Phytomining potential, micro-morphological assessment, and air pollution tolerance index of plant species in multi-metals contaminated soapstone and crushing stone mines.

The extraction of soapstones or crushing stones often results in extensive environmental contamination. This study investigates and assesses the multi-metals and the micro-morphological characteristics (microscopic study of leaf stomata and epidermal cells) of plant species adjacent to soapstone and crushing stone mines. The study focused on monitoring plant species naturally found in the surrounding of soapstone and crushing stone mines. The natural bioaccumulation of metals of toxicological concerns in naturally grown plant species and their potential to detoxify or stabilize contaminated soils through phytoremediation mechanisms were assessed. These plant species are subjected to rigorous screening to evaluate their tolerance to soil contaminants and capacity for phytomining. The multi-metals phytoremediation potentials (BAF, BCF, and TF) of plant species were investigated. The leaf anatomy (stomatal index, number of epidermal cells, and stomata) and the air pollution tolerance index (APTI) were also assessed to gauge the growth and effectiveness of each species in remediating soil pollution.
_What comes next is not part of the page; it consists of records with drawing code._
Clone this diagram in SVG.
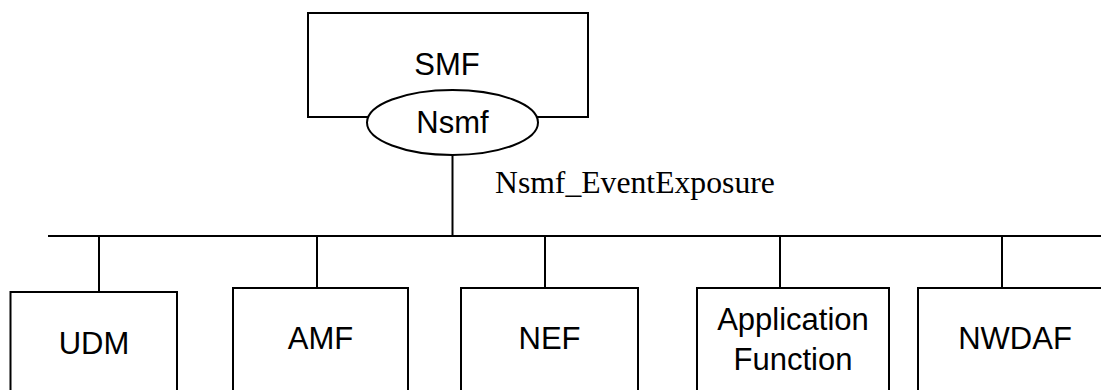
<svg xmlns="http://www.w3.org/2000/svg" width="1101" height="390" viewBox="0 0 1101 390">
<style>
.box{fill:#fff;stroke:#000;stroke-width:2}
.ln{stroke:#000;stroke-width:2;fill:none}
.t{font-family:"Liberation Sans",Arial,sans-serif;font-size:31px;fill:#000;text-anchor:middle}
.s{font-family:"Liberation Serif","Times New Roman",serif;font-size:31.7px;fill:#000}
</style>
<rect width="1101" height="390" fill="#fff"/>
<g id="connectors">
<line class="ln" x1="452.5" y1="155" x2="452.5" y2="236"/>
<line class="ln" x1="48" y1="236" x2="1101" y2="236"/>
<line class="ln" x1="99" y1="236" x2="99" y2="292"/>
<line class="ln" x1="317" y1="236" x2="317" y2="288"/>
<line class="ln" x1="545" y1="236" x2="545" y2="288"/>
<line class="ln" x1="780" y1="236" x2="780" y2="288"/>
<line class="ln" x1="1002" y1="236" x2="1002" y2="288"/>
<text class="s" x="495" y="193">Nsmf_EventExposure</text>
</g>
<g id="smf">
<rect class="box" x="308" y="13" width="280" height="104"/>
<text class="t" x="447" y="75">SMF</text>
</g>
<g id="nsmf">
<ellipse class="box" cx="452.5" cy="122.5" rx="85.5" ry="32.5"/>
<text class="t" x="452.5" y="133">Nsmf</text>
</g>
<g id="udm">
<rect class="box" x="10.5" y="292" width="166.5" height="120"/>
<text class="t" x="94" y="354">UDM</text>
</g>
<g id="amf">
<rect class="box" x="233" y="288" width="175" height="120"/>
<text class="t" x="320.5" y="349">AMF</text>
</g>
<g id="nef">
<rect class="box" x="461" y="288" width="177" height="120"/>
<text class="t" x="549.5" y="349">NEF</text>
</g>
<g id="af">
<rect class="box" x="697" y="288" width="192" height="120"/>
<text class="t" x="793" y="330">Application</text>
<text class="t" x="793" y="370">Function</text>
</g>
<g id="nwdaf">
<rect class="box" x="918" y="288" width="200" height="120"/>
<text class="t" x="1015" y="349">NWDAF</text>
</g>
</svg>
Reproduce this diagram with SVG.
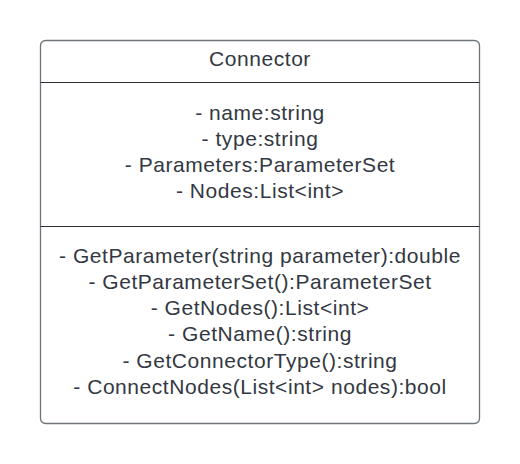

Preliminary findings reveal distinct alterations in plant leaf anatomy near mining sites, characterized by increasing numbers of stomata at the adaxial sides of leaves. The highest APTI is recorded higher in Dodonaea viscosa, and Justacia adhatoda at the Soapstone Mines with Daphne mucronata, Indigofera hetarantha, Dodonaea viscosa and Darbegeasia salicofolia at the Crushing Stone Mines are calculated. These alterations indicate the profound impact of mining activities on soil quality, plants, and ecosystem health. Different native plant species have been found and considered for phytoremediation to remove or stabilize multi-metals, including Dodonaea viscosa (Fe, Zn), Parthenium hysterophous (Fe), Calotropis procera (Ni), Justacia adhatoda (Fe). By identifying plant species capable of thriving in mining-affected environments and effectively remediating soil contamination, this study offers valuable insights for developing sustainable land management practices.